This vignette provides best practices for credential management to improve the ease and portability of code across analysts.
With access to data PEPFAR’s DATIM, USAID Google Drive, and, the
USAID’s Data Development Commons, analysts have different credentials to
all these systems. Passwords should never be stored in scripts and its
best not to include user names as well. Using glamr
will
systematize USAID analysts code. User names will be called the same
thing and will be stored in the same location across machines.
Let’s go through an example of how this might be used, staring by loading the packages we’ll need.
Before using credentials you’ll need to store then on your local OS.
The glamr
package utilize keyring
to store and
access the usernames and passwords, using some wrappers around
keyring
functions.
Let’s start by storing our USAID email address, which we will use to
access Google Drive. You’ll only be storing your email, not password.
This function also allows you to store your email in your .Rprofile,
allowing googledrive::drive_auth()
and
googlesheets4::gs4_auth()
to run without you having to
enter your email.
set_email("[email protected]")
Next up we’ll store our DATIM credentials. For this, you’ll need to enter you DATIM user name. When you run the code, you will get a prompt/pop-up window in RStudio to enter your password.
Lastly, if you have access to Amazon Web Services (s3) for the DDC, you can also store your s3 access and secret keys.
These functions have now passed your credentials in your operating
system’s credential manager - Credential Store on Windows and Keychain
on MacOS. We can use keyring
to see all the “services”, or
accounts, stored there.
Without using the glamr
package, analysts would have had
to write out their username and authenticate. Prior to saving and
pushing the code to GitHub, the analyst would have to remove their
email. Another analyst would have to review the code and find where to
put their email in manually if running themselves.
library(googlesheets4)
#email
email <- "[email protected]"
#authenticate
gs4_auth(email)
#specific Google Sheet Unique ID (found at the end of the URL)
sheet_id <- '5mD3ndk08Sdd3dn1dm29smD'
#read directly into R (similar to read_csv or read_xlsx)
df <- read_sheet(as_sheets_id(sheet_id), "Sheet1")
We faced a similar issue with DATIM credentials, where we had to
either write out our username and remove prior to pushing to GitHub or
some analysts stored this information in scripts in different locations
on their different machines, using different object name, eg
user
, myuser
, datim_acct
,
datim_login
, etc.
The old way of doing things was inefficient and posed a risk of
posting credentials accidentally.
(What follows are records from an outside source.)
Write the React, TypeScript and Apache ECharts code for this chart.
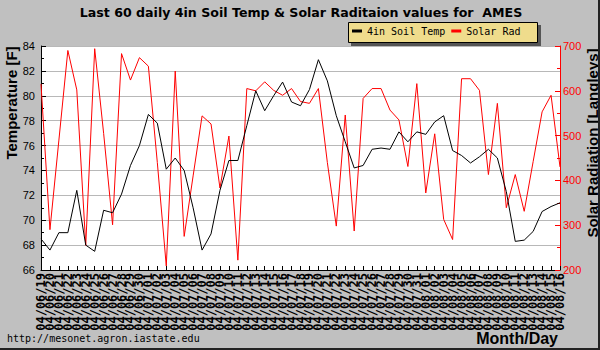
import React, { useEffect, useRef } from "react";
import * as echarts from "echarts";

const dates = [
  "04/06/19", "04/06/20", "04/06/21", "04/06/22", "04/06/23", "04/06/24", "04/06/25", "04/06/26",
  "04/06/27", "04/06/28", "04/06/29", "04/06/30", "04/07/01", "04/07/02", "04/07/03", "04/07/04",
  "04/07/05", "04/07/06", "04/07/07", "04/07/08", "04/07/09", "04/07/10", "04/07/11", "04/07/12",
  "04/07/13", "04/07/14", "04/07/15", "04/07/16", "04/07/17", "04/07/18", "04/07/19", "04/07/20",
  "04/07/21", "04/07/22", "04/07/23", "04/07/24", "04/07/25", "04/07/26", "04/07/27", "04/07/28",
  "04/07/29", "04/07/30", "04/07/31", "04/08/01", "04/08/02", "04/08/03", "04/08/04", "04/08/05",
  "04/08/06", "04/08/07", "04/08/08", "04/08/09", "04/08/10", "04/08/11", "04/08/12", "04/08/13",
  "04/08/14", "04/08/15", "04/08/16",
];

const soilTemp = [
  68.5, 67.6, 69.0, 69.0, 72.4, 68.0, 67.5, 70.8, 70.6, 72.1,
  74.4, 76.0, 78.5, 77.8, 74.1, 75.0, 74.0, 71.0, 67.6, 68.9,
  72.4, 74.8, 74.8, 77.6, 80.4, 78.8, 80.0, 81.1, 79.5, 79.2,
  80.5, 82.9, 81.2, 78.4, 76.3, 74.2, 74.4, 75.7, 75.8, 75.7,
  77.1, 76.3, 77.1, 76.9, 77.9, 78.4, 75.6, 75.2, 74.6, 75.1,
  75.7, 75.0, 72.3, 68.3, 68.4, 69.1, 70.7, 71.1, 71.4,
];

const solarRad = [
  615, 290, 490, 690, 602, 255, 694, 505, 301, 683,
  624, 674, 655, 440, 209, 644, 275, 410, 544, 526,
  383, 499, 222, 605, 600, 620, 601, 590, 605, 576,
  572, 605, 440, 298, 546, 287, 583, 605, 605, 557,
  535, 431, 616, 372, 504, 313, 268, 627, 627, 601,
  413, 572, 339, 413, 331, 442, 553, 590, 430,
];

const seriesNames = ["4in Soil Temp", "Solar Rad"];
const titleText = "Last 60 daily 4in Soil Temp & Solar Raditaion values for  AMES";

export default function App() {
  const ref = useRef<HTMLDivElement>(null);
  useEffect(() => {
    if (!ref.current) return;
    const chart = echarts.init(ref.current, undefined, { renderer: "svg" });
    const option: any = {
      animation: false,
      backgroundColor: "#c0c0c0",
      grid: {
        left: 41,
        right: 40,
        top: 46,
        bottom: 80,
        show: true,
        backgroundColor: "#ffffff",
        borderWidth: 0,
        containLabel: false,
        outerBoundsMode: "none",
      },
      legend: {
        z: 10,
        left: 352,
        top: 26,
        padding: 0,
        itemWidth: 10,
        itemHeight: 3,
        itemGap: 6,
        icon: "rect",
        data: seriesNames,
        textStyle: { fontFamily: "DejaVu Sans Mono", fontSize: 10, color: "#000" },
      },
      xAxis: {
        type: "category",
        data: dates,
        boundaryGap: false,
        axisLine: { show: true, lineStyle: { color: "#000", width: 1 } },
        axisTick: { show: true, inside: true, length: 4, interval: 0, lineStyle: { color: "#000" } },
        axisLabel: {
          interval: 0,
          rotate: 90,
          margin: 3,
          fontFamily: "DejaVu Sans Mono",
          fontWeight: "bold",
          fontSize: 12,
          color: "#000",
        },
        splitLine: { show: false },
      },
      yAxis: [
        {
          type: "value",
          position: "left",
          min: 66,
          max: 84,
          interval: 2,
          axisLine: { show: true, lineStyle: { color: "#000", width: 1 } },
          axisTick: { show: true, inside: true, length: 5, lineStyle: { color: "#000" } },
          minorTick: { show: true, splitNumber: 2, length: 3, lineStyle: { color: "#000" } },
          axisLabel: { margin: 6, fontFamily: "Liberation Sans", fontSize: 11, color: "#000" },
          splitLine: { show: true, lineStyle: { color: "#b8b8b8", width: 1 } },
        },
        {
          type: "value",
          position: "right",
          min: 200,
          max: 700,
          interval: 100,
          axisLine: { show: true, lineStyle: { color: "#ff0000", width: 1 } },
          axisTick: { show: true, inside: true, length: 5, lineStyle: { color: "#ff0000" } },
          minorTick: { show: true, splitNumber: 2, length: 3, lineStyle: { color: "#ff0000" } },
          axisLabel: { margin: 3, fontFamily: "Liberation Sans", fontSize: 11, color: "#ff0000" },
          splitLine: { show: false },
        },
      ],
      series: [
        {
          name: seriesNames[0],
          type: "line",
          yAxisIndex: 0,
          data: soilTemp,
          symbol: "none",
          color: "#000000",
          lineStyle: { color: "#000000", width: 1 },
          itemStyle: { color: "#000000" },
          z: 3,
        },
        {
          name: seriesNames[1],
          type: "line",
          yAxisIndex: 1,
          data: solarRad,
          symbol: "none",
          color: "#ff0000",
          lineStyle: { color: "#ff0000", width: 1 },
          itemStyle: { color: "#ff0000" },
          z: 2,
        },
      ],
      graphic: [
        {
          type: "text",
          z: 10,
          x: 301,
          y: 12,
          style: {
            text: titleText,
            fontFamily: "DejaVu Sans",
            fontWeight: "bold",
            fontSize: 12.6,
            fill: "#000",
            align: "center",
            verticalAlign: "middle",
          },
        },
        {
          type: "rect",
          z: 5,
          shape: { x: 351, y: 25, width: 190, height: 21 },
          style: { fill: "#555555" },
        },
        {
          type: "rect",
          z: 6,
          shape: { x: 348.5, y: 22.5, width: 189, height: 20 },
          style: { fill: "#efdc8c", stroke: "#000000", lineWidth: 1 },
        },
        {
          type: "text",
          z: 10,
          x: 11,
          y: 103,
          rotation: Math.PI / 2,
          style: {
            text: "Temperature [F]",
            fontFamily: "Liberation Sans",
            fontWeight: "bold",
            fontSize: 15,
            fill: "#000",
            align: "center",
            verticalAlign: "middle",
          },
        },
        {
          type: "text",
          z: 10,
          x: 592,
          y: 143,
          rotation: Math.PI / 2,
          style: {
            text: "Solar Radiation [Langleys]",
            fontFamily: "Liberation Sans",
            fontWeight: "bold",
            fontSize: 15,
            fill: "#000",
            align: "center",
            verticalAlign: "middle",
          },
        },
        {
          type: "text",
          z: 10,
          x: 558,
          y: 338,
          style: {
            text: "Month/Day",
            fontFamily: "Liberation Sans",
            fontWeight: "bold",
            fontSize: 16,
            fill: "#000",
            align: "right",
            verticalAlign: "middle",
          },
        },
        {
          type: "text",
          z: 10,
          x: 7,
          y: 338,
          style: {
            text: "http://mesonet.agron.iastate.edu",
            fontFamily: "DejaVu Sans Mono",
            fontSize: 10,
            fill: "#000",
            align: "left",
            verticalAlign: "middle",
          },
        },
        {
          type: "rect",
          z: 10,
          shape: { x: 598, y: 0, width: 2, height: 350 },
          style: { fill: "#222222" },
        },
        {
          type: "rect",
          z: 10,
          shape: { x: 0, y: 348, width: 600, height: 2 },
          style: { fill: "#222222" },
        },
      ],
    };
    chart.setOption(option);
    return () => chart.dispose();
  }, []);
  return <div ref={ref} style={{ width: 600, height: 350, position: "absolute", left: 0, top: 0 }} />;
}
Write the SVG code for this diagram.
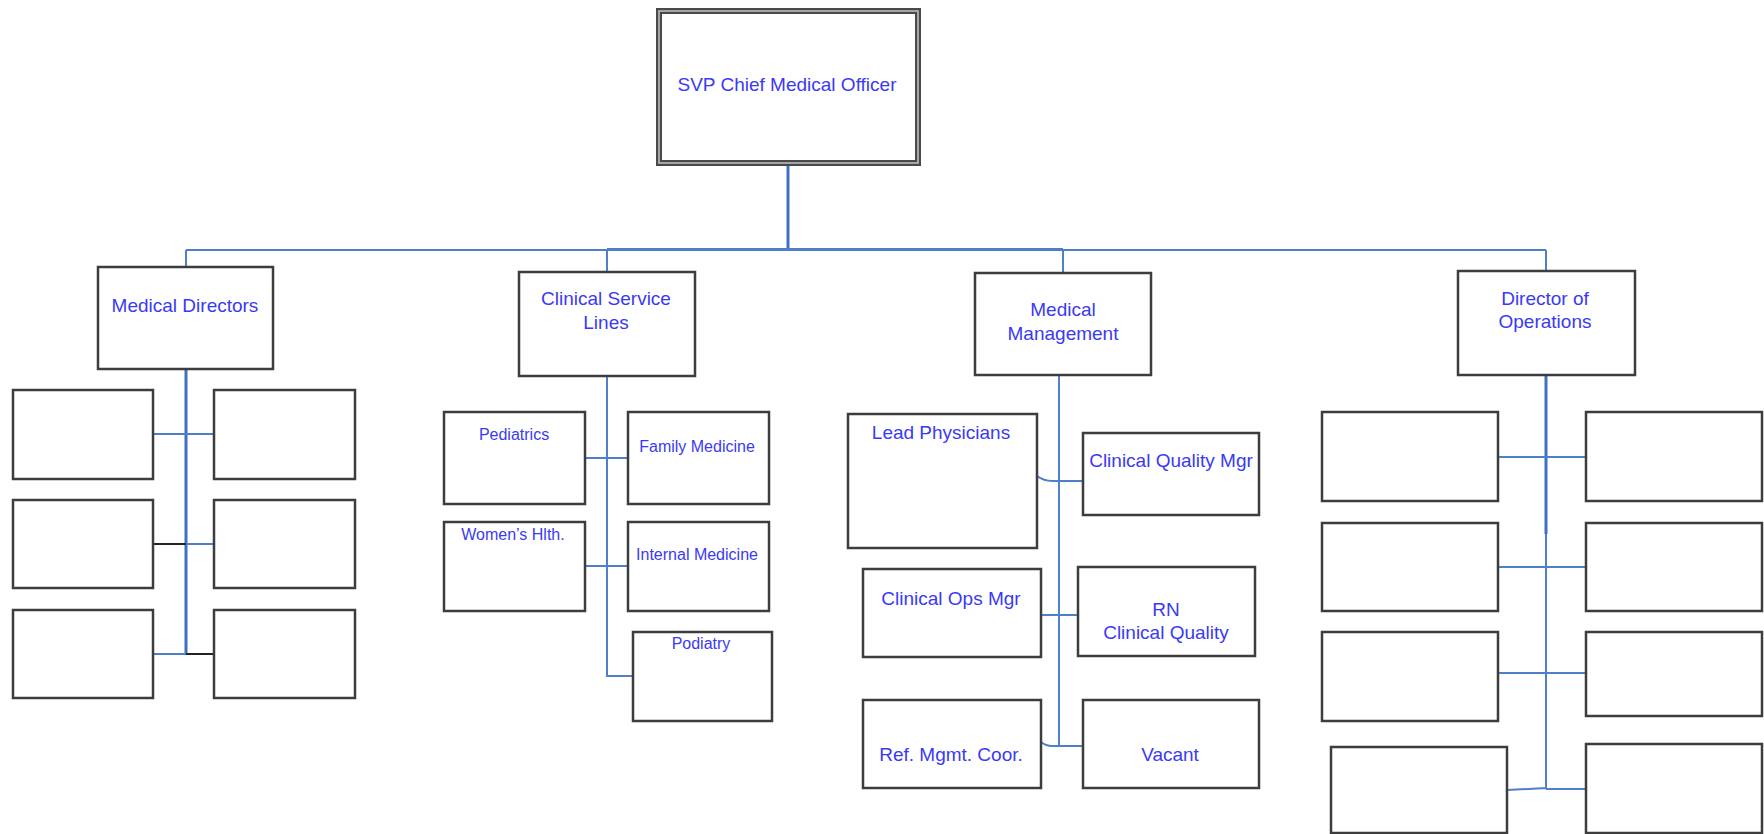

The previous method required storing
the username in your code and then using it to pull from an encrypted
local file that stored the password associated with the username using
glamr::mypwd()
. Each analyst would have to change the
username if they ran the code. The analyst, now, will perform the same
task, but won’t have to write our their username in the code since its
loaded into the session with load_secrets()
and always
assigned/called the same thing.
Now that they’re stored after using set_email()
and
set_datim()
, we can load up our credentials at the
beginning of our code and be available for your current R session. In
addition to storing your email, load_secrets()
will
authenticate with Google Drive if you have the googledrive
and/or googlesheets4
packages.
Your account information is stored for the session in
Options
and can be accessed directly via
getOptions("email")
or getOptions("datim")
. We
also have two wrapper functions to pull your DATIM information since you
may need to include that in an API request - datim_user()
and datim_pwd()
How does this help? Instead of having to manually enter your USAID
email, it can be loaded automatically and already authenticated for
Google API by running load_secrets()
. The user can also
specify which authentication they want to provide in a session, rather
than loading all of them. For example, you could just specify to
authenticate for use with Google Drive and Sheets -
load_secrets("email")
.
library(googlesheets4)
library(glamr)
#setup session
load_secrets()
#specific Google Sheet Unique ID (found at the end of the URL)
sheet_id <- '5mD3ndk08Sdd3dn1dm29smD'
#read directly into R (similar to read_csv or read_xlsx)
df <- read_sheet(as_sheets_id(sheet_id), "Sheet1")
#pull DATIM table of OU/country UIDs and sub-national unit levels
ou_table <- datim_outable(datim_user(), datim_pwd())